Meta FAIR has introduced the Code World Model (CWM), a powerful 32-billion-parameter dense decoder-only large language model designed to enhance code generation by integrating world modeling. Unlike traditional models trained solely on static source code, CWM learns from dynamic execution traces and extended agent-environment interactions, enabling a deeper understanding of code behavior.
Revolutionizing Code Learning Through Execution Prediction
CWM’s training process incorporates two extensive categories of observation-action sequences: (1) Python interpreter execution traces that capture the state of local variables after each line runs, and (2) agent-driven interactions within Dockerized code repositories, which include code edits, shell commands, and test results. This approach grounds the model in the semantics of code-how program state changes over time-rather than just its syntax.
To amass this rich dataset, the team developed executable repository images from thousands of GitHub projects. They then employed a specialized software-engineering agent, dubbed “ForagerAgent,” to explore multi-step trajectories within these environments. The dataset comprises approximately 3 million trajectories spanning around 10,000 images and 3,150 repositories, featuring variations such as mutate-fix and issue-fix scenarios.

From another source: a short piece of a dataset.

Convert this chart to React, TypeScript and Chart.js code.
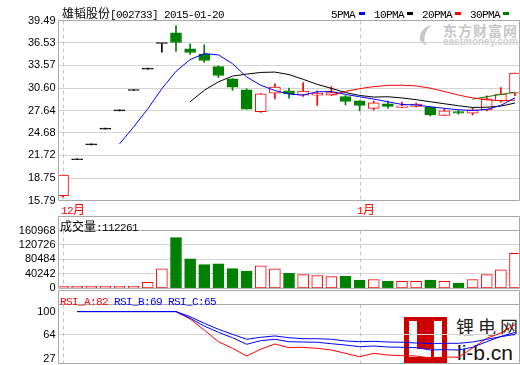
import React, { useEffect, useRef } from "react";
import { Chart, registerables } from "chart.js";

Chart.register(...registerables);

// ---- data ----
const opens = [16.41, 21.15, 23.12, 25.19, 27.6, 30.27, 33.09, 36.46, 37.87, 35.76, 35.07, 33.43, 31.81, 30.37, 27.5, 29.93, 30.23, 29.67, 29.67, 29.67, 29.48, 28.92, 27.9, 28.52, 28.03, 28.17, 28.09, 26.98, 27.51, 27.3, 27.73, 28.92, 29.93];
const closes = [19.13, 21.15, 23.12, 25.19, 27.6, 30.27, 33.09, 36.46, 36.59, 35.28, 34.22, 32.25, 30.72, 27.82, 29.84, 30.72, 29.84, 30.19, 29.93, 30.01, 28.82, 28.3, 28.65, 28.17, 28.26, 28.48, 27.07, 27.6, 27.3, 27.73, 29.18, 29.8, 32.56];
const highs = [19.13, 21.15, 23.12, 25.19, 27.6, 30.27, 33.09, 36.46, 38.83, 36.42, 36.29, 33.52, 31.85, 30.5, 29.9, 31.16, 30.59, 31.33, 30.23, 30.8, 29.62, 28.95, 28.88, 28.88, 28.75, 28.61, 28.1, 27.86, 27.64, 27.95, 29.58, 30.67, 32.56];
const lows = [16.25, 21.15, 23.12, 25.19, 27.6, 30.27, 33.09, 35.33, 35.41, 35.01, 33.96, 31.99, 30.27, 27.82, 27.4, 29.15, 29.27, 29.48, 28.3, 29.62, 28.39, 27.6, 27.73, 27.9, 28.0, 28.12, 26.94, 26.95, 27.17, 27.07, 27.6, 28.75, 29.58];
const volumes = [0, 0, 0, 0, 0, 0, 16700, 54400, 141300, 82100, 65950, 68650, 55190, 47900, 62450, 54400, 41700, 38200, 35500, 32800, 33650, 22900, 24700, 20200, 19400, 19400, 22900, 19400, 14800, 24700, 38200, 51700, 97450];
const ma5 = [null, null, null, null, 23.24, 25.47, 27.85, 30.52, 32.8, 34.34, 35.13, 34.96, 33.81, 32.06, 30.97, 30.27, 29.79, 29.68, 30.1, 30.14, 29.76, 29.45, 29.14, 28.79, 28.44, 28.37, 28.13, 27.92, 27.74, 27.64, 27.78, 28.32, 29.31];
const ma10 = [null, null, null, null, null, null, null, null, null, 28.79, 30.3, 31.41, 32.17, 32.43, 32.65, 32.7, 32.37, 31.75, 31.08, 30.55, 30.01, 29.62, 29.41, 29.45, 29.29, 29.07, 28.79, 28.53, 28.27, 28.04, 28.07, 28.22, 28.62];
const ma20 = [null, null, null, null, null, null, null, null, null, null, null, null, null, null, null, null, null, null, null, 29.67, 30.16, 30.51, 30.79, 30.94, 30.97, 30.88, 30.58, 30.14, 29.67, 29.3, 29.04, 28.92, 29.01];
const ma30 = [null, null, null, null, null, null, null, null, null, null, null, null, null, null, null, null, null, null, null, null, null, null, null, null, null, null, null, null, null, 29.13, 29.46, 29.75, 30.06];
const rsiA = [null, 100, 100, 100, 100, 100, 100, 100, 100, 88.6, 71.7, 53.7, 43.5, 31.7, 42.0, 50.2, 44.5, 45.1, 43.5, 40.9, 35.8, 30.6, 35.8, 33.2, 32.2, 31.7, 28.6, 30.2, 29.7, 44.0, 58.9, 67.1, 80.0];
const rsiB = [null, 100, 100, 100, 100, 100, 100, 100, 100, 89.7, 77.8, 68.2, 59.8, 49.7, 55.2, 57.4, 53.7, 53.2, 52.8, 50.6, 48.6, 46.0, 47.1, 45.5, 45.1, 44.5, 40.9, 41.4, 40.9, 45.1, 53.7, 61.7, 68.0];
const rsiC = [null, 100, 100, 100, 100, 100, 100, 100, 100, 92.2, 82.0, 72.8, 65.1, 57.4, 60.5, 62.5, 59.8, 58.3, 58.3, 57.4, 54.8, 53.7, 54.3, 53.2, 52.8, 51.7, 50.9, 51.2, 51.2, 53.2, 57.4, 61.4, 65.0];
const priceTicks = [15.79, 18.75, 21.72, 24.68, 27.64, 30.6, 33.57, 36.53, 39.49];
const volumeTicks = [0, 40242, 80484, 120726, 160968];
const rsiTicks = [27, 64, 100];
const monthStarts = [0, 21];
const monthLabels = ["12月", "1月"];
const title = "雄韬股份[002733] 2015-01-20";
const legendNames = ["5PMA", "10PMA", "20PMA", "30PMA"];
const volumeTitle = "成交量:112261";
const rsiNames = ["RSI_A:82", "RSI_B:69", "RSI_C:65"];

const RED = "#ff0000";
const GREEN = "#008000";
const BLUE = "#0000ff";
const BLACK = "#000000";
const maColors = [BLUE, BLACK, RED, GREEN];

const X_MIN = -0.3186;
const X_MAX = 32.3186;
const AXIS_W = 58.5;
const tickFont = { family: "'Liberation Sans', Arial, sans-serif", size: 11 };

const idx = closes.map((_, i) => i);
const isUp = (i: number) => closes[i] > opens[i];
const isDown = (i: number) => closes[i] < opens[i];
const candleColor = (i: number) => (isUp(i) ? RED : isDown(i) ? GREEN : BLACK);

function frame(header: number) {
  return {
    id: "frame",
    beforeDatasetsDraw(chart: any) {
      const { ctx, chartArea: a, scales } = chart;
      ctx.save();
      ctx.strokeStyle = "#c4c4c4";
      ctx.lineWidth = 1;
      ctx.setLineDash([4, 3]);
      for (const m of monthStarts) {
        const x = Math.round(scales.x.getPixelForValue(m)) + 0.5;
        ctx.beginPath();
        ctx.moveTo(x, a.top);
        ctx.lineTo(x, a.bottom);
        ctx.stroke();
      }
      ctx.restore();
    },
    afterDraw(chart: any) {
      const { ctx, chartArea: a } = chart;
      const top = a.top - header;
      ctx.save();
      ctx.strokeStyle = "#a8a8a8";
      ctx.lineWidth = 1;
      ctx.beginPath();
      ctx.moveTo(a.left, top);
      ctx.lineTo(a.right, top);
      ctx.moveTo(a.left, a.top);
      ctx.lineTo(a.right, a.top);
      ctx.moveTo(a.left, a.bottom);
      ctx.lineTo(a.right, a.bottom);
      ctx.moveTo(a.left, top);
      ctx.lineTo(a.left, a.bottom);
      ctx.moveTo(a.right, top);
      ctx.lineTo(a.right, a.bottom);
      ctx.stroke();
      ctx.restore();
    },
  };
}

function yAxis(min: number, max: number, ticks: number[], fmt: (v: number) => string, gridOn: (v: number) => boolean) {
  return {
    type: "linear",
    min,
    max,
    afterFit: (s: any) => {
      s.width = AXIS_W;
    },
    afterBuildTicks: (s: any) => {
      s.ticks = ticks.map((v) => ({ value: v }));
    },
    ticks: { autoSkip: false, padding: 3, color: "#000", font: tickFont, callback: (v: any) => fmt(Number(v)) },
    grid: { drawTicks: false, lineWidth: 1, color: (c: any) => (c.tick && gridOn(c.tick.value) ? "#d4d4d4" : "rgba(0,0,0,0)") },
    border: { display: false },
  };
}

const xAxis = { type: "linear", min: X_MIN, max: X_MAX, display: false, offset: false, grid: { offset: false } };

const baseOptions = (padding: any) => ({
  responsive: false,
  animation: false,
  devicePixelRatio: 1,
  events: [],
  layout: { padding },
  plugins: { legend: { display: false }, tooltip: { enabled: false }, title: { display: false } },
  datasets: { bar: { grouped: false } },
});

const lineSet = (data: (number | null)[], color: string, order: number) => ({
  type: "line",
  data: idx.filter((i) => data[i] !== null).map((i) => ({ x: i, y: data[i] })),
  borderColor: color,
  borderWidth: 1,
  pointRadius: 0,
  tension: 0,
  fill: false,
  order,
});

const CJK_RE = /([\u3000-\u303f\u4e00-\u9fff\uff00-\uffef]+)/;
function Mixed({ text, color, left, top }: { text: string; color: string; left: number; top: number }) {
  const parts = text.split(CJK_RE).filter((p) => p.length > 0);
  return (
    <div style={{ position: "absolute", left, top, color, whiteSpace: "pre", lineHeight: "13px", height: 13 }}>
      {parts.map((p, k) =>
        CJK_RE.test(p) ? (
          <span key={k} style={{ fontFamily: "'Noto Sans CJK SC'", fontSize: 12 }}>{p}</span>
        ) : (
          <span key={k} style={{ fontFamily: "'Liberation Mono', monospace", fontSize: 11, letterSpacing: "-0.6px" }}>{p}</span>
        )
      )}
    </div>
  );
}

export default function App() {
  const mainRef = useRef<HTMLCanvasElement>(null);
  const volRef = useRef<HTMLCanvasElement>(null);
  const rsiRef = useRef<HTMLCanvasElement>(null);

  useEffect(() => {
    const charts: Chart[] = [];
    const main = new Chart(mainRef.current as HTMLCanvasElement, {
      type: "bar",
      data: {
        datasets: [
          {
            type: "bar",
            data: idx.map((i) => ({ x: i, y: [lows[i], highs[i]] })),
            backgroundColor: idx.map(candleColor),
            borderWidth: 0,
            barThickness: 1,
            minBarLength: 1,
            order: 3,
          },
          {
            type: "bar",
            data: idx.map((i) => ({ x: i, y: [opens[i], closes[i]] })),
            backgroundColor: idx.map((i) => (isUp(i) ? "#ffffff" : candleColor(i))),
            borderColor: idx.map(candleColor),
            borderWidth: 1,
            borderSkipped: false,
            barThickness: 11,
            minBarLength: 1,
            order: 2,
          },
          lineSet(ma5, maColors[0], 1),
          lineSet(ma10, maColors[1], 1),
          lineSet(ma20, maColors[2], 1),
          lineSet(ma30, maColors[3], 1),
        ] as any,
      },
      options: {
        ...baseOptions({ top: 20.5, bottom: 14.5, left: 0, right: 0.5 }),
        scales: {
          x: xAxis,
          y: yAxis(priceTicks[0], priceTicks[priceTicks.length - 1], priceTicks, (v) => v.toFixed(2), (v) => v > priceTicks[0] && v < priceTicks[priceTicks.length - 1]),
        },
      } as any,
      plugins: [frame(0)],
    });
    charts.push(main);

    const vol = new Chart(volRef.current as HTMLCanvasElement, {
      type: "bar",
      data: {
        datasets: [
          {
            type: "bar",
            data: idx.map((i) => ({ x: i, y: volumes[i] })),
            backgroundColor: idx.map((i) => (isDown(i) ? GREEN : "#ffffff")),
            borderColor: idx.map((i) => (isDown(i) ? GREEN : RED)),
            borderWidth: 1,
            borderSkipped: false,
            barThickness: 11,
            minBarLength: 2,
          },
        ] as any,
      },
      options: {
        ...baseOptions({ top: 16.5, bottom: 7.5, left: 0, right: 0.5 }),
        scales: {
          x: xAxis,
          y: yAxis(volumeTicks[0], volumeTicks[volumeTicks.length - 1], volumeTicks, (v) => String(v), (v) => v > volumeTicks[0] && v < volumeTicks[volumeTicks.length - 1]),
        },
      } as any,
      plugins: [frame(14)],
    });
    charts.push(vol);

    const rsi = new Chart(rsiRef.current as HTMLCanvasElement, {
      type: "line",
      data: {
        datasets: [lineSet(rsiB, BLUE, 1), lineSet(rsiC, BLUE, 1), lineSet(rsiA, RED, 2)] as any,
      },
      options: {
        ...baseOptions({ top: 14.5, bottom: 11.5, left: 0, right: 0.5 }),
        scales: {
          x: xAxis,
          y: yAxis(20.15, 110.9, rsiTicks, (v) => String(v), (v) => v === 64),
        },
      } as any,
      plugins: [frame(14)],
    });
    charts.push(rsi);

    return () => charts.forEach((c) => c.destroy());
  }, []);

  const legendX = [331, 374, 422, 470];
  const markerX = [359, 407, 455, 503];

  return (
    <div style={{ position: "fixed", left: 0, top: 0, width: 520, height: 365, overflow: "hidden", background: "#ffffff" }}>
      {/* east money watermark */}
      <div style={{ position: "absolute", left: 420, top: 25, width: 16, height: 20, borderLeft: "5px solid #c8c8c8", borderRadius: "60% 0 0 60%", transform: "skewX(-15deg)" }} />
      <div style={{ position: "absolute", left: 443, top: 22, fontFamily: "'Noto Sans CJK SC'", fontWeight: 700, fontSize: 14, letterSpacing: "1px", color: "#c8c8c8", lineHeight: "16px", whiteSpace: "nowrap" }}>东方财富网</div>
      <div style={{ position: "absolute", left: 443, top: 37, fontFamily: "'Liberation Sans', Arial", fontWeight: 700, fontSize: 10, color: "#cfcfcf", lineHeight: "10px", whiteSpace: "nowrap" }}>eastmoney.com</div>

      {/* li-b.cn watermark */}
      <div style={{ position: "absolute", left: 404, top: 317, width: 43, height: 46, background: "#cc0000" }} />
      <div style={{ position: "absolute", left: 409, top: 321, width: 8, height: 36, background: "#ffffff" }} />
      <div style={{ position: "absolute", left: 409, top: 349, width: 22, height: 8, background: "#ffffff" }} />
      <div style={{ position: "absolute", left: 434, top: 321, width: 8, height: 36, background: "#ffffff" }} />
      <div style={{ position: "absolute", left: 456, top: 315, fontFamily: "'Noto Sans CJK SC'", fontSize: 18, letterSpacing: "4px", color: "#222", lineHeight: "22px", whiteSpace: "nowrap" }}>锂电网</div>
      <div style={{ position: "absolute", left: 457, top: 342, fontFamily: "'Liberation Sans', Arial", fontSize: 21, color: "#111", lineHeight: "22px", whiteSpace: "nowrap" }}>li-b.cn</div>

      <canvas ref={mainRef} width={520} height={215} style={{ position: "absolute", left: 0, top: 0, width: 520, height: 215 }} />
      <canvas ref={volRef} width={520} height={84} style={{ position: "absolute", left: 0, top: 214, width: 520, height: 84 }} />
      <canvas ref={rsiRef} width={520} height={85} style={{ position: "absolute", left: 0, top: 290, width: 520, height: 85 }} />

      <Mixed text={title} color="#000" left={62} top={6} />
      {legendNames.map((n, k) => (
        <React.Fragment key={n}>
          <Mixed text={n} color="#000" left={legendX[k]} top={6} />
          <div style={{ position: "absolute", left: markerX[k], top: 12, width: 6, height: 3, background: maColors[k] }} />
        </React.Fragment>
      ))}
      <Mixed text={monthLabels[0]} color={RED} left={61} top={202} />
      <Mixed text={monthLabels[1]} color={RED} left={357} top={202} />
      <Mixed text={volumeTitle} color="#000" left={60} top={219} />
      <Mixed text={rsiNames[0]} color={RED} left={60} top={293} />
      <Mixed text={rsiNames[1]} color={BLUE} left={114} top={293} />
      <Mixed text={rsiNames[2]} color={BLUE} left={168} top={293} />
    </div>
  );
}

Architecture and Extended Context Capabilities
CWM is built as a dense, decoder-only Transformer model without mixture-of-experts (MoE) components. It consists of 64 layers and utilizes advanced techniques including GQA attention (48 query heads / 8 key-value heads), SwiGLU activation, RMSNorm normalization, and Scaled Rotary Positional Embeddings (RoPE). The model’s attention mechanism alternates between local windows of 8,000 tokens and global sliding windows of 131,000 tokens, enabling an unprecedented effective context length of 131k tokens. Training employs document-causal masking to maintain autoregressive properties.
Comprehensive Training Pipeline: From Pretraining to Reinforcement Learning
- Initial pretraining involved processing 8 trillion tokens, focusing heavily on code, with an 8k token context window.
- Mid-training added 5 trillion tokens using the extended 131k token context, incorporating Python execution traces, ForagerAgent-generated data, pull request diffs, intermediate representations, compiler outputs, Triton kernels, and Lean theorem-proving code.
- Post-training included a 100 billion-token supervised fine-tuning (SFT) phase to enhance instruction-following and reasoning abilities, followed by approximately 172 billion tokens of multi-task reinforcement learning (RL). This RL phase targeted verifiable coding tasks, mathematical problem solving, and multi-turn software engineering environments, leveraging a GRPO-style algorithm and a minimal toolset (bash, edit, create, submit commands).
- Optimized quantized inference allows the model to run efficiently on a single 80 GB NVIDIA H100 GPU.
Performance Benchmarks and Evaluation
CWM demonstrates strong results across several benchmarks, with pass@1 accuracy and scores as follows (noting test-time scaling where applicable):
- SWE-bench Verified: 65.8%
- LiveCodeBench-v5: 68.6%; LiveCodeBench-v6: 63.5%
- Math-500: 96.6%; AIME-24: 76.0%; AIME-25: 68.2%
- CruxEval-Output: 94.3%
These results position CWM competitively against other open-weight models of similar size and even some larger or proprietary models, particularly on the SWE-bench Verified tasks.
The Importance of World Modeling in Code Generation
CWM’s design highlights two key functional capabilities:
- Execution-trace prediction: Given a function and an initial execution state, CWM can forecast stack frames (local variables) and the next executed line in a structured format. This feature acts as a “neural debugger,” enabling reasoning about code behavior without running it live.
- Agentic coding: The model engages in multi-turn reasoning with tool usage within real repositories, validated by hidden tests and patch similarity rewards. This trains CWM to identify bugs and produce complete end-to-end patches (git diffs) rather than isolated code snippets.
Technical Highlights and Innovations
- Tokenizer: Based on the Llama-3 family, with reserved control tokens to mark trace and reasoning segments during supervised fine-tuning.
- Attention pattern: A 3:1 ratio of local to global attention windows is repeated throughout the model’s depth. Long-context training uses large token batch sizes to stabilize gradient updates.
- Compute scaling: Learning rate and batch size schedules are informed by internal scaling law experiments, optimized for the overheads of long-context training.
Conclusion: Advancing Grounded Code Generation
CWM represents a significant advancement in grounded code generation by combining a large dense transformer with execution-trace learning and agentic, test-verified patch generation. Meta FAIR has released intermediate and post-trained checkpoints under a Non-Commercial Research License, providing a valuable resource for reproducible research on long-context, execution-aware coding models without conflating research with production deployment.